Your output is the lines from the first one to the one containing "plt.rcParams['hatch.linewidth'] = 1.0", repeated exactly, with images left out.

===============

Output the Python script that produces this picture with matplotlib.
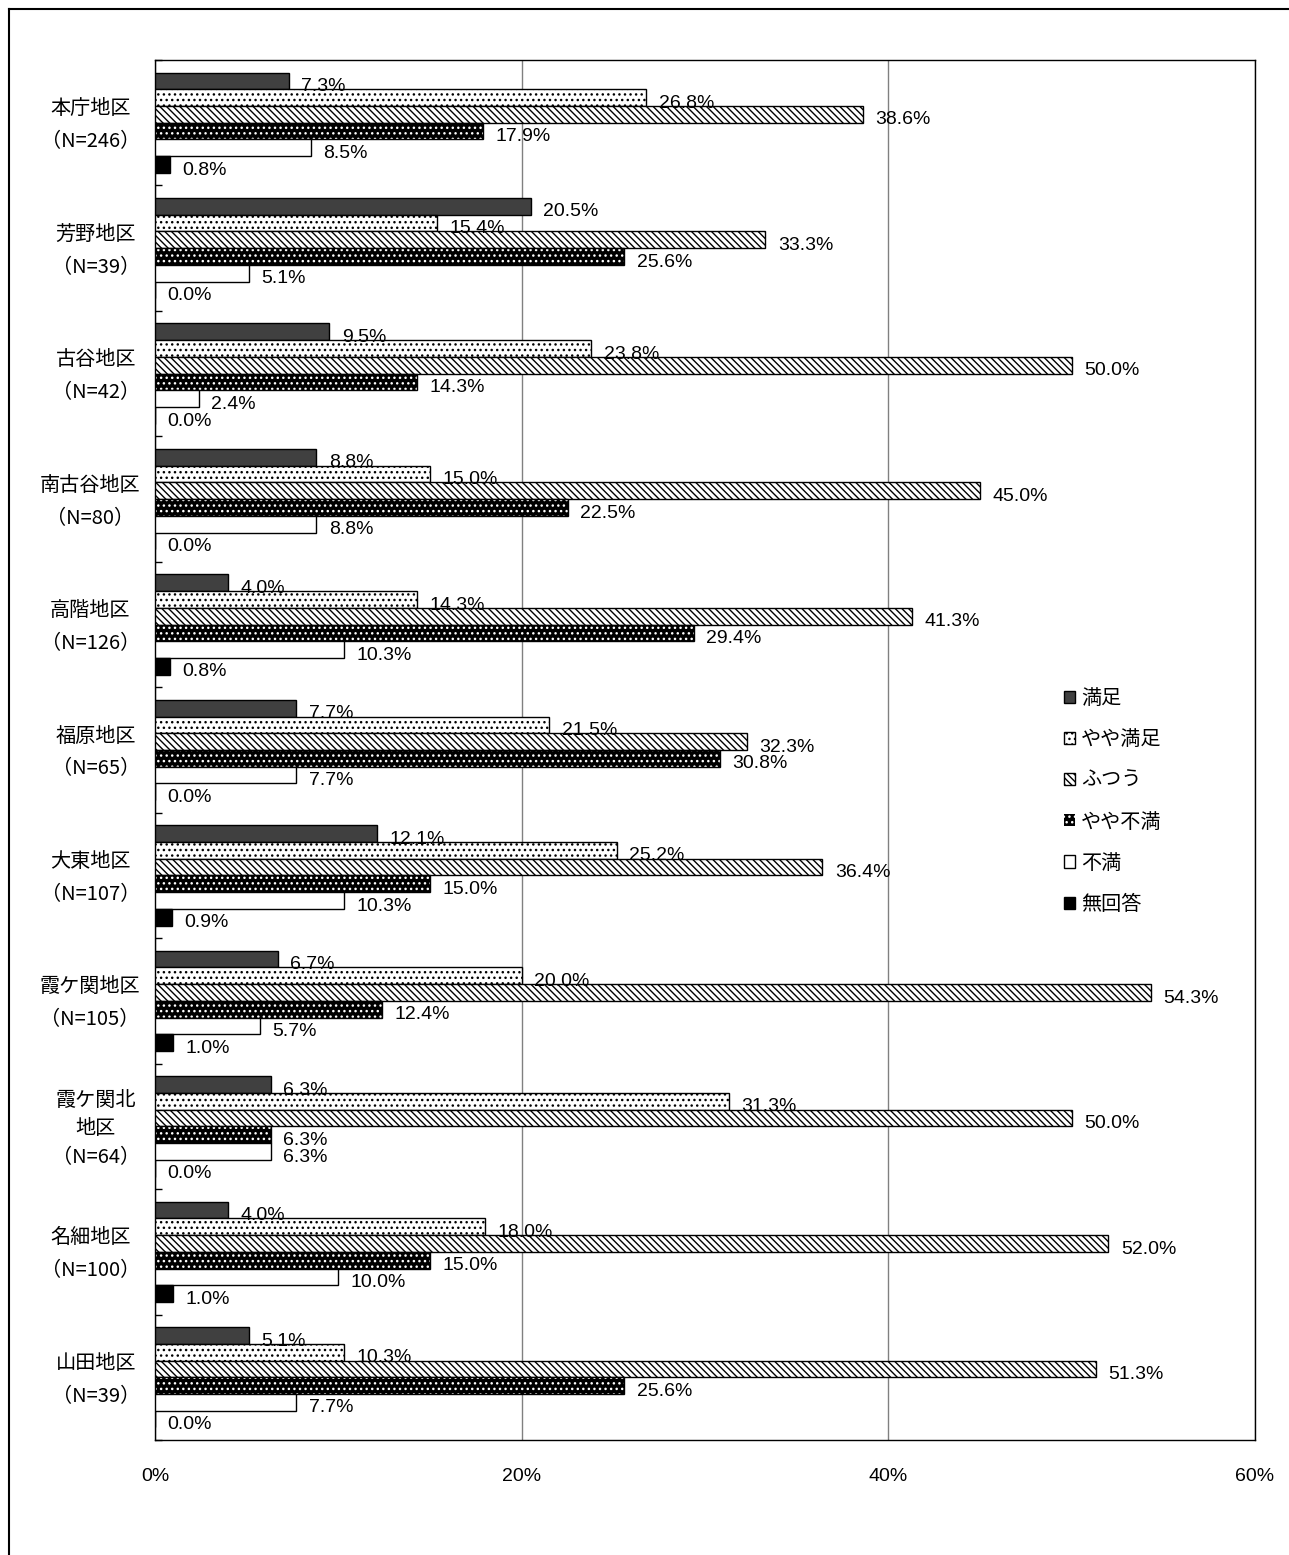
import numpy as np
import matplotlib
matplotlib.use("Agg")
import matplotlib.pyplot as plt
import matplotlib.transforms as mtransforms
from matplotlib.patches import Patch
from matplotlib.lines import Line2D

plt.rcParams['font.family'] = ['Liberation Sans', 'Noto Sans CJK JP', 'DejaVu Sans']
plt.rcParams['hatch.linewidth'] = 1.0

districts = ["本庁地区\n（N=246）", "芳野地区\n（N=39）", "古谷地区\n（N=42）",
             "南古谷地区\n（N=80）", "高階地区\n（N=126）", "福原地区\n（N=65）",
             "大東地区\n（N=107）", "霞ケ関地区\n（N=105）", "霞ケ関北\n地区\n（N=64）",
             "名細地区\n（N=100）", "山田地区\n（N=39）"]
answers = ["満足", "やや満足", "ふつう", "やや不満", "不満", "無回答"]

manzoku = [7.3, 20.5, 9.5, 8.8, 4.0, 7.7, 12.1, 6.7, 6.3, 4.0, 5.1]
yaya_manzoku = [26.8, 15.4, 23.8, 15.0, 14.3, 21.5, 25.2, 20.0, 31.3, 18.0, 10.3]
futsuu = [38.6, 33.3, 50.0, 45.0, 41.3, 32.3, 36.4, 54.3, 50.0, 52.0, 51.3]
yaya_fuman = [17.9, 25.6, 14.3, 22.5, 29.4, 30.8, 15.0, 12.4, 6.3, 15.0, 25.6]
fuman = [8.5, 5.1, 2.4, 8.8, 10.3, 7.7, 10.3, 5.7, 6.3, 10.0, 7.7]
mukaitou = [0.8, 0.0, 0.0, 0.0, 0.8, 0.0, 0.9, 1.0, 0.0, 1.0, 0.0]

series = [manzoku, yaya_manzoku, futsuu, yaya_fuman, fuman, mukaitou]
styles = [
    dict(facecolor="#404040", edgecolor="black", hatch=None),
    dict(facecolor="white", edgecolor="black", hatch="..."),
    dict(facecolor="white", edgecolor="black", hatch="\\\\\\\\\\"),
    dict(facecolor="black", edgecolor="white", hatch="..."),
    dict(facecolor="white", edgecolor="black", hatch=None),
    dict(facecolor="black", edgecolor="black", hatch=None),
]

fig = plt.figure(figsize=(12.89, 15.55), dpi=100)
ax = fig.add_axes([155 / 1289, 1 - 1440 / 1555, 1100 / 1289, 1380 / 1555])

n = len(districts)
bar_h = 0.8 / 6
base = np.arange(n)
for j, (vals, st) in enumerate(zip(series, styles)):
    y = base + 0.1 + (j + 0.5) * bar_h
    if j == 3:
        # black bar with white dots
        ax.barh(y, vals, height=bar_h, color=st["facecolor"], edgecolor="white",
                hatch=st["hatch"], linewidth=0, zorder=3)
        ax.barh(y, vals, height=bar_h, color="none", edgecolor="black",
                linewidth=1, zorder=3)
    else:
        ax.barh(y, vals, height=bar_h, color=st["facecolor"], edgecolor=st["edgecolor"],
                hatch=st["hatch"], linewidth=1, zorder=3)
    for yy, v in zip(y, vals):
        ax.annotate(f"{v:.1f}%", (v, yy), xytext=(9, -4), textcoords="offset points",
                    ha="left", va="center", fontsize=14, zorder=4)

ax.set_xlim(0, 60)
ax.set_ylim(n, 0)
ax.set_xticks([0, 20, 40, 60])
ax.set_xticklabels(["0%", "20%", "40%", "60%"], fontsize=14)
ax.tick_params(axis="x", length=0, pad=20)
ax.set_yticks(np.arange(n + 1))
ax.set_yticklabels([])
ax.tick_params(axis="y", direction="in", length=5, width=1)
ax.grid(axis="x", color="#808080", linewidth=1, zorder=0)
for s in ax.spines.values():
    s.set_linewidth(1)
    s.set_color("black")

trans = mtransforms.blended_transform_factory(fig.transFigure, ax.transData)
for i, lab in enumerate(districts):
    ls = 1.75 if lab.count("\n") == 1 else 1.45
    ax.text(140 / 1289, i + 0.52, lab, transform=trans, ha="right", va="center",
            multialignment="center", fontsize=14.5, linespacing=ls,
            family=["Noto Sans CJK JP", "DejaVu Sans"])

handles = [Patch(facecolor=st["facecolor"], edgecolor=st["edgecolor"] if k != 3 else "white",
                 hatch=st["hatch"], linewidth=1 if k != 3 else 0, label=a)
           for k, (st, a) in enumerate(zip(styles, answers))]
fig.legend(handles=handles, loc="upper left", bbox_to_anchor=(1046 / 1289, 1 - 670 / 1555),
           frameon=False, handlelength=0.55, handleheight=0.55, handletextpad=0.3,
           labelspacing=1.0, prop={"family": ["Noto Sans CJK JP"], "size": 14.5})

# outer frame (only top and left edges visible)
fig.add_artist(Line2D([9 / 1289, 1.0], [1 - 9 / 1555, 1 - 9 / 1555],
                      transform=fig.transFigure, color="black", linewidth=1.5))
fig.add_artist(Line2D([9 / 1289, 9 / 1289], [0.0, 1 - 9 / 1555],
                      transform=fig.transFigure, color="black", linewidth=1.5))

fig.savefig("out.png", dpi=100)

===============

» **Finished answer**:
Output the Python script that produces this picture with matplotlib.
import numpy as np
import matplotlib
matplotlib.use("Agg")
import matplotlib.pyplot as plt
import matplotlib.transforms as mtransforms
from matplotlib.patches import Patch
from matplotlib.lines import Line2D

plt.rcParams['font.family'] = ['Liberation Sans', 'Noto Sans CJK JP', 'DejaVu Sans']
plt.rcParams['hatch.linewidth'] = 1.0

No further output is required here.